Abby’s scared of people dying. Of inescapable inadequacy. I’m not. And maybe that’s what I’m scared of. Fear proves that you care. Fear proves that you have the capacity for courage. We all know that the only thing we have to fear is fear itself, but what if it’s worse to not be afraid?

(I am afraid that I do not know what fear is.)

4 Comments

  1. Kyric Koning

    Oh you Romans, borrowing all that Greek stuff! What a brilliant post. Your wordsmithing is marvelous, the way you make the descriptions both pithy and clever is fantastic, and the way you didn’t leave it as merely a joke post at the end by giving us a moment of vulnerability that we can carry into our own lives is priceless.

    Reply
    • Annaka Koster

      Thanks, Kyric! I had a lot of fun breaking out the old Latin dictionary (and by that I mean the web archive version of William Whitaker’s words). Enjoyed your piece on anime this month, by the way; we may have somewhat different tastes in shows but it was great to see Dio’s face on the post calvin’s homepage.

      Reply
      • Kyric Koning

        Haha. Yeah, I have a Latin to English (and vice versa) translator on my computer. Handy stuff from my Latin days.

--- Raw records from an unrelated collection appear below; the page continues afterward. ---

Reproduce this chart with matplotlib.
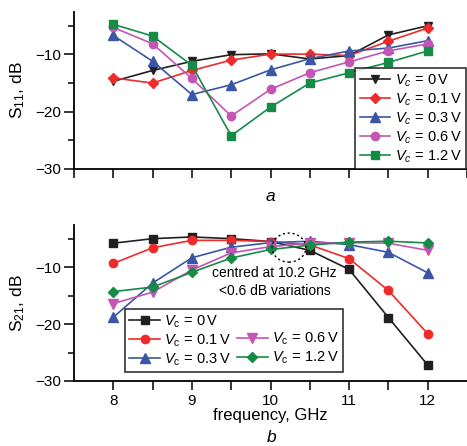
import matplotlib
matplotlib.use("Agg")
import matplotlib.pyplot as plt
from matplotlib.patches import Ellipse
from matplotlib.lines import Line2D
from matplotlib.ticker import MultipleLocator

plt.rcParams['font.family'] = ['Liberation Sans', 'DejaVu Sans']
plt.rcParams['mathtext.fontset'] = 'custom'
plt.rcParams['mathtext.rm'] = 'Liberation Sans'
plt.rcParams['mathtext.it'] = 'Liberation Sans:italic'
plt.rcParams['mathtext.bf'] = 'Liberation Sans:bold'

freq = [8, 8.5, 9, 9.5, 10, 10.5, 11, 11.5, 12]
vc_labels = ['0', '0.1', '0.3', '0.6', '1.2']

s11_0 = [-14.7, -12.8, -11.2, -10.05, -9.9, -10.8, -10.2, -6.6, -5.0]
s11_01 = [-14.1, -15.0, -12.8, -11.0, -9.95, -9.95, -10.2, -7.7, -5.4]
s11_03 = [-6.7, -11.2, -17.0, -15.3, -12.7, -10.75, -9.4, -8.9, -7.6]
s11_06 = [-5.3, -8.15, -14.2, -20.75, -16.1, -13.2, -11.3, -9.4, -8.15]
s11_12 = [-4.75, -6.8, -11.9, -24.2, -19.2, -15.0, -13.2, -11.4, -9.4]

s21_0 = [-5.8, -5.0, -4.7, -5.0, -5.5, -7.05, -10.4, -18.85, -27.2]
s21_01 = [-9.35, -6.6, -5.3, -5.3, -5.5, -6.1, -8.5, -14.1, -21.7]
s21_03 = [-18.8, -12.8, -8.35, -6.5, -5.7, -5.45, -6.05, -7.4, -11.0]
s21_06 = [-16.4, -14.4, -10.5, -7.5, -6.4, -5.8, -5.7, -5.8, -7.05]
s21_12 = [-14.3, -13.5, -10.9, -8.4, -6.9, -6.15, -5.6, -5.45, -5.75]

colors = ['#231f20', '#ee2a2a', '#3a56a5', '#c455b5', '#168a47']
top_markers = ['v', 'D', '^', 'o', 's']
top_msizes = [6, 5, 6.5, 6, 5.5]
bot_markers = ['s', 'o', '^', 'v', 'D']
bot_msizes = [5.5, 6, 6.5, 6.5, 5.5]

fig = plt.figure(figsize=(4.67, 4.46), dpi=100)
ax1 = fig.add_axes([74/467, 1-169/446, (467-74)/467, 157/446])
ax2 = fig.add_axes([74/467, 1-381/446, (467-74)/467, 156/446])

def style(ax):
    for s in ['top', 'right']:
        ax.spines[s].set_visible(False)
    for s in ['left', 'bottom']:
        ax.spines[s].set_linewidth(1.3)
    ax.set_xlim(7.5, 12.5)
    ax.set_ylim(-30, -2.6)
    ax.xaxis.set_major_locator(MultipleLocator(0.5))
    ax.yaxis.set_major_locator(MultipleLocator(10))
    ax.yaxis.set_minor_locator(MultipleLocator(5))
    ax.tick_params(axis='y', which='major', direction='out', length=7, width=1.1, labelsize=11, pad=2)
    ax.tick_params(axis='y', which='minor', direction='out', length=4, width=1.1)
    ax.tick_params(axis='x', which='major', direction='out', length=6.5, width=1.1, labelsize=11, pad=3)

style(ax1)
style(ax2)

top_series = [s11_0, s11_01, s11_03, s11_06, s11_12]
for ys, c, m, ms, lab in zip(top_series, colors, top_markers, top_msizes, vc_labels):
    ax1.plot(freq, ys, color=c, marker=m, markersize=ms, linewidth=1.2,
             label=r'$V_c\,=\,%s\,$V' % lab)
ax1.set_xticklabels([])
ax1.set_ylabel(r'S$_{11}$, dB', fontsize=12.5, labelpad=6)
ax1.set_xlabel('a', fontstyle='italic', fontsize=12.5, labelpad=5)
leg1 = ax1.legend(loc='upper right', bbox_to_anchor=(466/467, 1-68/446),
                  bbox_transform=fig.transFigure, fontsize=10.5, frameon=True,
                  fancybox=False, edgecolor='black', handlelength=2.1,
                  handletextpad=0.3, labelspacing=0.18, borderpad=0.3,
                  borderaxespad=0)
leg1.get_frame().set_linewidth(1.2)

bot_series = [s21_0, s21_01, s21_03, s21_06, s21_12]
handles = []
for ys, c, m, ms, lab in zip(bot_series, colors, bot_markers, bot_msizes, vc_labels):
    h, = ax2.plot(freq, ys, color=c, marker=m, markersize=ms, linewidth=1.2,
                  label=r'$V_\mathrm{c}\,=\,%s\,$V' % lab)
    handles.append(h)
blank = Line2D([], [], linestyle='none', marker=None)
leg_handles = [handles[0], handles[1], handles[2], blank, handles[3], handles[4]]
leg_labels = [h.get_label() for h in handles[:3]] + [''] + [h.get_label() for h in handles[3:]]
leg2 = ax2.legend(leg_handles, leg_labels, ncol=2, loc='upper left',
                  bbox_to_anchor=(125/467, 1-309/446), bbox_transform=fig.transFigure,
                  fontsize=10.5, frameon=True, fancybox=False, edgecolor='black',
                  handlelength=2.1, handletextpad=0.3, labelspacing=0.18,
                  columnspacing=0.4, borderpad=0.3, borderaxespad=0)
leg2.get_frame().set_linewidth(1.2)

ax2.set_xticks([8, 8.5, 9, 9.5, 10, 10.5, 11, 11.5, 12])
ax2.set_xticklabels(['8', '', '9', '', '10', '', '11', '', '12'])
ax2.set_ylabel(r'S$_{21}$, dB', fontsize=12.5, labelpad=6)
ax2.set_xlabel('frequency, GHz', fontsize=12, labelpad=0)
fig.text(272/467, 1-438/446, 'b', fontstyle='italic', fontsize=12.5, ha='center', va='center')

ax2.add_patch(Ellipse((10.235, -6.57), 0.43, 5.1, fill=False, linestyle=(0, (1.5, 2)),
                      linewidth=1.0, edgecolor='black', zorder=5))
ax2.text(10.05, -12.6, 'centred at 10.2 GHz\n<0.6 dB variations', ha='center', va='center',
         fontsize=10, linespacing=1.3)

fig.savefig('out.png', dpi=100)
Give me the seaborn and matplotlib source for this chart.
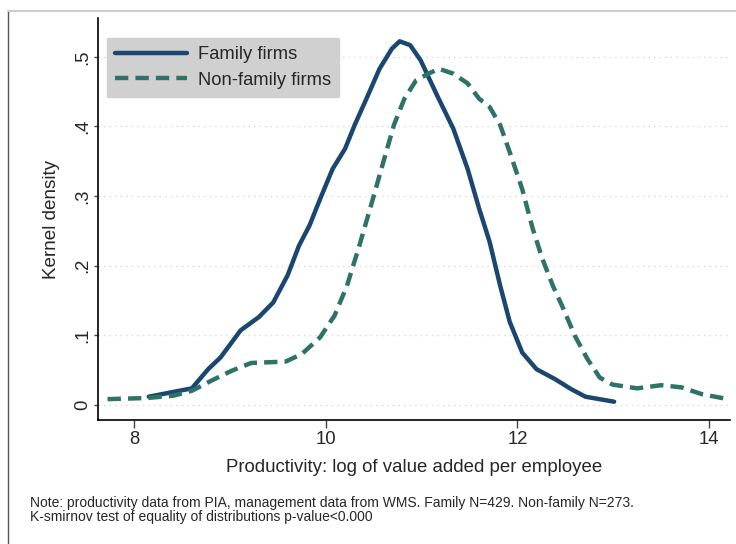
import numpy as np
import pandas as pd
import matplotlib
matplotlib.use("Agg")
from matplotlib import pyplot as plt
from matplotlib.lines import Line2D
import seaborn as sns

sns.set_style("white")
plt.rcParams['font.family'] = ['Liberation Sans', 'DejaVu Sans']

# kernel density curves
fam_x = [8.15, 8.60, 8.77, 8.90, 9.11, 9.30, 9.45, 9.60, 9.72, 9.83, 9.94, 10.07,
         10.20, 10.30, 10.43, 10.56, 10.69, 10.77, 10.88, 10.99, 11.16, 11.33, 11.48,
         11.60, 11.71, 11.82, 11.92, 12.05, 12.20, 12.39, 12.56, 12.71, 13.01]
fam_y = [0.0115, 0.0235, 0.051, 0.068, 0.107, 0.126, 0.147, 0.186, 0.229, 0.258, 0.296, 0.339,
         0.368, 0.402, 0.442, 0.483, 0.512, 0.5225, 0.517, 0.495, 0.445, 0.397, 0.339,
         0.282, 0.234, 0.171, 0.119, 0.075, 0.051, 0.037, 0.0225, 0.0115, 0.0043]

nonfam_x = [7.72, 8.13, 8.41, 8.60, 8.81, 9.02, 9.22, 9.58, 9.75, 9.94, 10.09, 10.22,
            10.35, 10.47, 10.60, 10.71, 10.82, 10.94, 11.07, 11.18, 11.33, 11.48, 11.60,
            11.71, 11.82, 11.92, 12.05, 12.16, 12.26, 12.37, 12.48, 12.60, 12.73, 12.86,
            12.99, 13.25, 13.50, 13.71, 13.93, 14.16]
nonfam_y = [0.008, 0.0096, 0.013, 0.020, 0.035, 0.049, 0.060, 0.062, 0.073, 0.097, 0.128, 0.171,
            0.229, 0.286, 0.349, 0.402, 0.440, 0.466, 0.476, 0.483, 0.476, 0.462, 0.440,
            0.428, 0.402, 0.363, 0.310, 0.253, 0.210, 0.171, 0.138, 0.099, 0.066, 0.039,
            0.029, 0.0235, 0.028, 0.025, 0.015, 0.009]

series_names = ["Family firms", "Non-family firms"]
xticks = [8, 10, 12, 14]
yticks = [0, 0.1, 0.2, 0.3, 0.4, 0.5]
ytick_labels = ["0", ".1", ".2", ".3", ".4", ".5"]

navy = "#1a476f"
teal = "#2e7268"
dash = (0, (3, 1.6))

W, H = 736, 544
fig = plt.figure(figsize=(W / 100, H / 100), dpi=100)
ax = fig.add_axes([98 / W, 1 - 420 / H, (730 - 98) / W, (420 - 18) / H])

sns.lineplot(x=fam_x, y=fam_y, ax=ax, color=navy, lw=3.2, sort=False)
sns.lineplot(x=nonfam_x, y=nonfam_y, ax=ax, color=teal, lw=3.2, sort=False,
             linestyle=dash)

ax.set_xlim(7.62, 14.22)
ax.set_ylim(-0.022, 0.556)
ax.set_xticks(xticks)
ax.set_xticklabels([str(t) for t in xticks], fontsize=13.3)
ax.set_yticks(yticks)
ax.set_yticklabels(ytick_labels, fontsize=13.3, rotation=90, va="center")
ax.tick_params(axis="x", length=6, width=1, color="#444444", direction="out",
               bottom=True, pad=2)
ax.tick_params(axis="y", length=3, width=1, color="#444444", direction="out",
               left=True, pad=2)

ax.yaxis.grid(True, linestyle=(0, (1, 3)), color="#d9d9d9", lw=1)
ax.xaxis.grid(False)
for s in ["top", "right"]:
    ax.spines[s].set_visible(False)
for s in ["left", "bottom"]:
    ax.spines[s].set_color("black")
    ax.spines[s].set_linewidth(1.2)

ax.set_xlabel("Productivity: log of value added per employee", fontsize=13.4, labelpad=8)
ax.set_ylabel("Kernel density", fontsize=13.6, labelpad=10)

handles = [Line2D([0], [0], color=navy, lw=3.2),
           Line2D([0], [0], color=teal, lw=3.2, linestyle=dash)]
leg = ax.legend(handles, series_names, loc="upper left", bbox_to_anchor=(0.014, 0.95),
                fontsize=13.2, frameon=True, fancybox=False, handlelength=3.9,
                borderpad=0.45, labelspacing=0.45, handletextpad=0.6, borderaxespad=0)
leg.get_frame().set_facecolor("#d0d0d0")
leg.get_frame().set_edgecolor("#d0d0d0")
leg.get_frame().set_alpha(1)

fig.text(30 / W, 1 - 503.5 / H,
         "Note: productivity data from PIA, management data from WMS. Family N=429. Non-family N=273.",
         fontsize=10, va="center", ha="left")
fig.text(30 / W, 1 - 517 / H,
         "K-smirnov test of equality of distributions p-value<0.000",
         fontsize=10, va="center", ha="left")

# outer frame of the graph region (cropped)
fig.add_artist(Line2D([8 / W, 8 / W], [0, 1 - 11 / H], color="#555555", lw=1))
fig.add_artist(Line2D([8 / W, 1], [1 - 11 / H, 1 - 11 / H], color="#cccccc", lw=1.5))

fig.savefig("out.png", dpi=100)
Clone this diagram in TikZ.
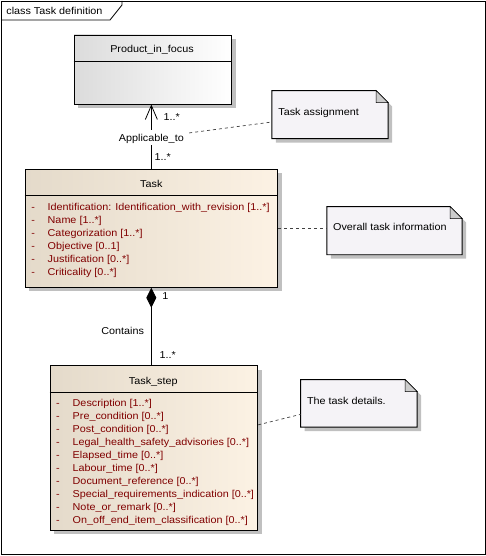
\documentclass[tikz,border=0pt]{standalone}
\usepackage{fontspec}
\setmainfont{Liberation Sans}[FakeStretch=1.08]
\usetikzlibrary{arrows.meta,shadows}

\definecolor{classleft}{RGB}{228,218,202}
\definecolor{classright}{RGB}{252,242,228}
\definecolor{noteface}{RGB}{245,243,247}
\definecolor{foldgray}{RGB}{204,204,204}
\definecolor{attrred}{RGB}{128,0,0}
\definecolor{shadowgray}{RGB}{192,192,192}

\tikzset{
  umlshadow/.style={drop shadow={shadow xshift=4pt, shadow yshift=-4pt, fill=shadowgray, opacity=1}},
  classbox/.style={draw=black, line width=0.9pt, inner sep=0pt, umlshadow, left color=classleft, right color=classright},
  plainbox/.style={classbox, left color=black!14, right color=white},
  notebox/.style={inner sep=0pt},
  notepaper/.style={draw=black, line width=0.9pt, fill=noteface, umlshadow},
  notefold/.style={draw=black, line width=0.6pt, fill=foldgray},
  txt/.style={inner sep=0pt, text height=7pt, text depth=0pt, font=\fontsize{10}{12}\selectfont},
  attr/.style={txt, anchor=west, text=attrred},
  mult/.style={txt, anchor=west},
  notelink/.style={draw=black!75, line width=0.7pt, dash pattern=on 3pt off 3pt},
}

\begin{document}
\begin{tikzpicture}[x=1pt, y=-1pt, line width=0.8pt]
		\useasboundingbox (0,0) rectangle (486,556);

		% рамка диаграммы
		\draw (1,1) rectangle (485,554);
		\draw (1,20) -- (110,20) -- (122,5) -- (122,1);
		\node [txt, anchor=west] (frametitle) at (6,11) {class Task definition};

		% класс Product_in_focus
		\node [plainbox, minimum width=157.5pt, minimum height=69pt] (product) at (152.75,69.5) {};
		\draw ([yshift=-27pt]product.north west) -- ([yshift=-27pt]product.north east);
		\node [txt] (producttitle) at (152,49) {Product\_in\_focus};

		% класс Task
		\node [classbox, minimum width=252.7pt, minimum height=118pt] (task) at (151.35,228.3) {};
		\draw ([yshift=-26.7pt]task.north west) -- ([yshift=-26.7pt]task.north east);
		\node [txt] (tasktitle) at (151.3,184.3) {Task};
		\node [attr] (taskattr1) at (31,206.7) {\makebox[16.3pt][l]{-}Identification: Identification\_with\_revision [1..*]};
		\node [attr] (taskattr2) at (31,219.7) {\makebox[16.3pt][l]{-}Name [1..*]};
		\node [attr] (taskattr3) at (31,232.7) {\makebox[16.3pt][l]{-}Categorization [1..*]};
		\node [attr] (taskattr4) at (31,245.7) {\makebox[16.3pt][l]{-}Objective [0..1]};
		\node [attr] (taskattr5) at (31,258.7) {\makebox[16.3pt][l]{-}Justification [0..*]};
		\node [attr] (taskattr6) at (31,271.7) {\makebox[16.3pt][l]{-}Criticality [0..*]};

		% класс Task_step
		\node [classbox, minimum width=207.7pt, minimum height=164.3pt] (step) at (153.85,447.85) {};
		\draw ([yshift=-27pt]step.north west) -- ([yshift=-27pt]step.north east);
		\node [txt] (steptitle) at (153.3,381) {Task\_step};
		\node [attr] (stepattr1) at (55.7,402.7) {\makebox[16.6pt][l]{-}Description [1..*]};
		\node [attr] (stepattr2) at (55.7,415.7) {\makebox[16.6pt][l]{-}Pre\_condition [0..*]};
		\node [attr] (stepattr3) at (55.7,428.7) {\makebox[16.6pt][l]{-}Post\_condition [0..*]};
		\node [attr] (stepattr4) at (55.7,441.7) {\makebox[16.6pt][l]{-}Legal\_health\_safety\_advisories [0..*]};
		\node [attr] (stepattr5) at (55.7,454.7) {\makebox[16.6pt][l]{-}Elapsed\_time [0..*]};
		\node [attr] (stepattr6) at (55.7,467.7) {\makebox[16.6pt][l]{-}Labour\_time [0..*]};
		\node [attr] (stepattr7) at (55.7,480.7) {\makebox[16.6pt][l]{-}Document\_reference [0..*]};
		\node [attr] (stepattr8) at (55.7,493.7) {\makebox[16.6pt][l]{-}Special\_requirements\_indication [0..*]};
		\node [attr] (stepattr9) at (55.7,506.7) {\makebox[16.6pt][l]{-}Note\_or\_remark [0..*]};
		\node [attr] (stepattr10) at (55.7,519.7) {\makebox[16.6pt][l]{-}On\_off\_end\_item\_classification [0..*]};

		% примечание Task assignment
		\node [notebox, minimum width=115.4pt, minimum height=47.3pt] (assign) at (330,114.65) {};
		\path [notepaper] (assign.north west) -- ([xshift=-12pt]assign.north east) -- ([yshift=-12pt]assign.north east) -- (assign.south east) -- (assign.south west) -- cycle;
		\path [notefold] ([xshift=-12pt]assign.north east) -- ([yshift=-12pt]assign.north east) -- ([xshift=-12pt,yshift=-12pt]assign.north east) -- cycle;
		\node [txt, anchor=west] (assigntext) at (278,111.7) {Task assignment};

		% примечание Overall task information
		\node [notebox, minimum width=134.4pt, minimum height=47.3pt] (overall) at (394.5,230.65) {};
		\path [notepaper] (overall.north west) -- ([xshift=-12pt]overall.north east) -- ([yshift=-12pt]overall.north east) -- (overall.south east) -- (overall.south west) -- cycle;
		\path [notefold] ([xshift=-12pt]overall.north east) -- ([yshift=-12pt]overall.north east) -- ([xshift=-12pt,yshift=-12pt]overall.north east) -- cycle;
		\node [txt, anchor=west] (overalltext) at (332.7,227.3) {Overall task information};

		% примечание The task details.
		\node [notebox, minimum width=115.7pt, minimum height=46.7pt] (details) at (358.85,403.35) {};
		\path [notepaper] (details.north west) -- ([xshift=-12pt]details.north east) -- ([yshift=-12pt]details.north east) -- (details.south east) -- (details.south west) -- cycle;
		\path [notefold] ([xshift=-12pt]details.north east) -- ([yshift=-12pt]details.north east) -- ([xshift=-12pt,yshift=-12pt]details.north east) -- cycle;
		\node [txt, anchor=west] (detailstext) at (306.7,400.7) {The task details.};

		% ассоциация Applicable_to
		\draw [-{Straight Barb[length=14pt, width=12pt]}] (task.north) -- node [txt, pos=0.48, fill=white, inner xsep=2pt, inner ysep=4pt] (applabel) {Applicable\_to} (task.north |- product.south);
		\node [mult] (prodmult) at (163.3,116.7) {1..*};
		\node [mult] (taskmult) at (154.3,156.7) {1..*};

		% композиция Contains
		\draw [{Diamond[length=20pt, width=10pt]}-] (task.south) -- node [txt, pos=0.56, left=7pt] (containslabel) {Contains} (task.south |- step.north);
		\node [mult] (wholemult) at (162,296) {1};
		\node [mult] (partmult) at (159.3,355) {1..*};

		% связи с примечаниями
		\draw [notelink] ([xshift=3pt, yshift=5pt]applabel.east) -- ([yshift=-7.35pt]assign.west);
		\draw [notelink] (task.east) -- (task.east -| overall.west);
		\draw [notelink] ([yshift=23pt]step.east) -- ([yshift=-11pt]details.west);
	\end{tikzpicture}
\end{document}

        Thanks! Understandable that we have different tastes. I think mine might be a little eccentric, honestly. What kinds do you like?

        Reply
  2. Katie VZ

    Why, why, did the 2000s(?) news media spread that story re: the face eating monkey so graphically? I remember this, too, and I wish I didn’t.

    A characteristic mix of humor, honesty, and a conclusion to stop one’s scrolling.